- Born: 1903 New York, U.S.
- Died: June 12, 1987 (aged 84) Tilton Terrace, Delaware, U.S.
- Education: University of Delaware
- Occupation: Sportscaster
- Years active: 1922–1950s
- Awards: Herm Reitzes Award (1983) Coaching career

Playing career

Football
- c. 1921: Delaware freshman
- c. 1922: Delaware sophomore

Coaching career (HC unless noted)

Football
- 1925–1926: Millsboro HS

Basketball
- 1925–1926: Millsboro HS

= Herm Reitzes =

American sportscaster (1903–1987)

Herman Reitzes (1903 – June 12, 1987) was an American sportscaster. He was a radio announcer at WDEL from the 1920s to the 1950s and was the play-by-play commentator for the Delaware Fightin' Blue Hens football, Wilmington Blue Rocks, and Wilmington Clippers. He was posthumously inducted into the Delaware Sports Museum and Hall of Fame in 1990.
==Biography==

"He didn't have a great voice, but it was something special. He took me under his wing. I was a young guy coming out of Temple University in 1950 and he was so helpful. I still remember him saying to me after a show, 'Good work, kid.' Herm was more than just a sports announcer. He was as honest as you could be with a heart of gold."
— George Frick in 1990

Reitzes was born in 1903 in New York. He was Jewish. He grew up in Philadelphia, Pennsylvania, and attended Wilmington High School. Afterwards Reitzes played freshman and sophomore college football at Delaware College (now known as the University of Delaware). He graduated from college in 1925. In the 1925–26 school year, Reitzes served as football coach, men's basketball coach, women's basketball coach and a teacher at Millsboro High School. He also sold insurance.

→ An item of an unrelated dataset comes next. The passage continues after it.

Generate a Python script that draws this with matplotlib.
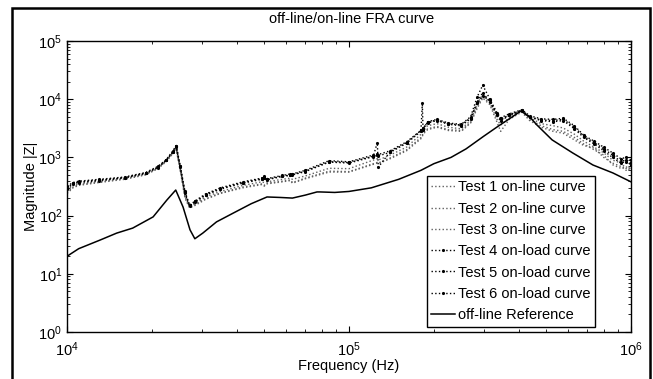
import numpy as np
import matplotlib
matplotlib.use("Agg")
import matplotlib.pyplot as plt
from matplotlib.patches import Rectangle

plt.rcParams['font.family'] = ['Liberation Sans', 'DejaVu Sans']
plt.rcParams['mathtext.fontset'] = 'custom'
plt.rcParams['mathtext.rm'] = 'Liberation Sans'
plt.rcParams['mathtext.default'] = 'regular'

# === Data (frequency in kHz, magnitude |Z|) ===
freq_khz = [10, 10.5, 11, 13, 16, 19, 21, 22.5, 23.7, 24.4, 25.2, 26.2, 27.2, 28.5,
            31, 35, 42, 49, 50, 51, 58, 62, 63, 70, 85, 100, 122, 126, 127, 140,
            160, 180, 182, 183, 190, 205, 225, 250, 270, 285, 298, 316, 335, 345,
            370, 410, 437, 480, 530, 575, 630, 680, 740, 800, 860, 920, 960, 1000]

test1 = [240, 300, 330, 370, 420, 500, 640, 850, 1150, 1350, 600, 200, 135, 150,
         190, 240, 300, 340, 320, 350, 380, 400, 360, 430, 560, 560, 760, 800, 780, 950,
         1300, 2100, 2300, 2500, 3000, 3300, 2900, 2800, 3900, 7000, 10500, 8000, 4000, 2800,
         4500, 6000, 4300, 3300, 2800, 2600, 2000, 1600, 1450, 1000, 800, 700, 600, 700]
test2 = [250, 310, 340, 380, 430, 510, 650, 870, 1180, 1400, 620, 210, 140, 155,
         195, 245, 310, 350, 330, 360, 390, 410, 370, 440, 580, 570, 780, 820, 800, 980,
         1350, 2200, 2400, 2600, 3100, 3400, 3000, 2900, 4000, 7500, 11000, 8500, 4500, 3600,
         4800, 6200, 4500, 3500, 3000, 2800, 2200, 1700, 1350, 1100, 750, 650, 700, 560]
test3 = [270, 330, 350, 390, 440, 520, 660, 880, 1200, 1450, 650, 220, 140, 160,
         210, 260, 330, 380, 370, 380, 420, 440, 420, 480, 650, 640, 900, 950, 900, 1100,
         1500, 2500, 2700, 2800, 3500, 3800, 3300, 3100, 4300, 8500, 12000, 9000, 5000, 4200,
         5200, 6400, 4800, 3800, 3500, 3200, 2500, 1900, 1500, 1200, 900, 800, 650, 650]
test4 = [300, 360, 380, 410, 450, 540, 680, 900, 1250, 1550, 700, 250, 150, 175,
         230, 290, 370, 430, 460, 420, 480, 500, 510, 580, 850, 820, 1050, 1800, 680, 1250,
         1800, 2900, 3000, 3200, 4000, 4400, 3800, 3600, 4800, 9000, 13000, 9000, 5500, 4500,
         5400, 6500, 5000, 4400, 4300, 4500, 3300, 2300, 1800, 1400, 1100, 850, 900, 800]
test5 = [320, 370, 390, 420, 460, 550, 700, 920, 1280, 1600, 720, 260, 150, 180,
         235, 300, 380, 440, 480, 430, 490, 520, 520, 600, 880, 840, 1100, 1150, 1120, 1300,
         1850, 2900, 8600, 3000, 4100, 4500, 3900, 3700, 5000, 11000, 17400, 10000, 5800, 4800,
         5600, 6600, 5200, 4600, 4500, 4700, 3500, 2400, 1900, 1500, 1200, 950, 1000, 900]
test6 = [290, 350, 370, 400, 445, 530, 670, 890, 1220, 1500, 680, 240, 145, 170,
         225, 285, 360, 420, 440, 410, 470, 490, 500, 570, 830, 800, 1030, 1080, 1060, 1220,
         1750, 2800, 2900, 3100, 3900, 4300, 3700, 3500, 4600, 8500, 11500, 9500, 5300, 4300,
         5300, 6300, 4900, 4300, 4100, 4300, 3100, 2200, 1700, 1300, 1000, 800, 850, 750]

ref_khz = [10, 11, 13.1, 15, 17.1, 20.2, 22.6, 24.3, 25.8, 27.3, 28.4, 30.3, 33.9,
           38.8, 45, 51.2, 57, 63, 70, 77, 79, 89, 100, 120, 150, 180, 200, 230,
           260, 300, 340, 380, 407, 440, 464, 525, 620, 733, 863, 1000]
ref_mag = [20, 27, 38, 50, 61, 95, 185, 275, 140, 57, 40, 50, 78,
           110, 160, 209, 205, 200, 225, 255, 255, 250, 260, 300, 420, 600, 780, 1000,
           1400, 2300, 3500, 5000, 6300, 4800, 3600, 2000, 1200, 740, 540, 380]

labels = ['Test 1 on-line curve', 'Test 2 on-line curve', 'Test 3 on-line curve',
          'Test 4 on-load curve', 'Test 5 on-load curve', 'Test 6 on-load curve',
          'off-line Reference']

W, H = 653, 379
FS = 10.5
fig = plt.figure(figsize=(W / 100, H / 100), dpi=100)
ax = fig.add_axes([67 / W, 1 - 332 / H, (631 - 67) / W, (332 - 41) / H])

f = np.array(freq_khz) * 1e3
tests = [test1, test2, test3, test4, test5, test6]
for i, t in enumerate(tests):
    if i < 3:
        ax.plot(f, t, linestyle=':', color='#606060', lw=1.0, label=labels[i])
    else:
        ax.plot(f, t, linestyle=':', color='black', lw=1.0, marker='.',
                markersize=2.5, label=labels[i])
ax.plot(np.array(ref_khz) * 1e3, ref_mag, '-', color='black', lw=1.1, label=labels[6])

ax.set_xscale('log')
ax.set_yscale('log')
ax.set_xlim(1e4, 1e6)
ax.set_ylim(1, 1e5)
ax.set_xticks([1e4, 1e5, 1e6])
ax.set_yticks([1e0, 1e1, 1e2, 1e3, 1e4, 1e5])
ax.tick_params(which='both', direction='in', top=True, right=True, labelsize=FS)
ax.tick_params(which='major', length=4, width=0.8)
ax.tick_params(which='minor', length=2, width=0.6)
ax.tick_params(axis='x', pad=6)
for s in ax.spines.values():
    s.set_linewidth(1.0)

ax.set_xlabel('Frequency (Hz)', fontsize=FS)
ax.set_ylabel('Magnitude |Z|', fontsize=FS)
ax.xaxis.set_label_coords(0.5, (332 - 359) / 291)
ax.yaxis.set_label_coords((38 - 67) / 564, 0.5)
fig.text(352 / W, 1 - 19 / H, 'off-line/on-line FRA curve', fontsize=FS,
         ha='center', va='center')

leg = ax.legend(loc='upper left', bbox_to_anchor=((427 - 67) / 564, (332 - 176) / 291),
                borderaxespad=0, fontsize=FS, numpoints=1, handlelength=1.6,
                handletextpad=0.25, labelspacing=0.5, fancybox=False,
                framealpha=1, edgecolor='black', borderpad=0.3)
leg.get_frame().set_linewidth(1.0)

# outer frame around the figure
fig.patches.append(Rectangle((12.5 / W, -0.02), (650 - 12.5) / W, 1.02 - 8 / H,
                             transform=fig.transFigure, fill=False,
                             edgecolor='black', lw=1.8))

fig.savefig('out.png', dpi=100)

In 1922, Reitzes was hired by WDEL radio station. He first appeared on a nightly sports talk show. He later became the play-by-play announcer for the Delaware Fightin' Blue Hens football team, for which he was best known. "Those where the days when they (Delaware) used to play schools like Susquehanna, Lebanon Valley, Hampden–Sydney, and PMC (Widener)," he said. "If they got 500 people it was a helluva crowd." He announced from a small tower, with only enough room for one person, that was constructed on two-by-fours. The Delaware stadium was located next to a railroad, and his announcing partner Dick Aydelotte said that "Everytime a train went by, which was often, Herm would be drowned out. You couldn't hear a thing. Sometimes when a long freight, like 100 cars would roll by. Herm would be off the air for quite a time. After the train passed, Herm would get back on, apologize to the listeners, and recount the action that had transpired while the freight train was going by."

In addition to announcing the University of Delaware football games, Reitzes was also the radio announcer for the Wilmington Clippers professional football team, the public address announcer for the Wilmington Blue Rocks in baseball, and the radio announcer for the annual P. S. Dupont–Wilmington High School Thanksgiving football game.

Reitzes was also well-known for his "Sports Parade" radio program, which aired daily from 6:05 to 6:15 p.m., featuring "everything from the national sports to the local sandlots."

Reitzes left announcing in the 1950s. Afterwards, he was a fan of P. S. Dupont High School basketball.

In 1983, the Herm Reitzes Award was created, to be given to those who have "outstanding contribution[s] to athletics and sports in Delaware." Reitzes was the first recipient.

Reitzes died on June 12, 1987, in Tilton Terrace, Delaware, from heart failure. He was 84 at the time of his death. He was posthumously inducted into the Delaware Sports Museum and Hall of Fame in 1990.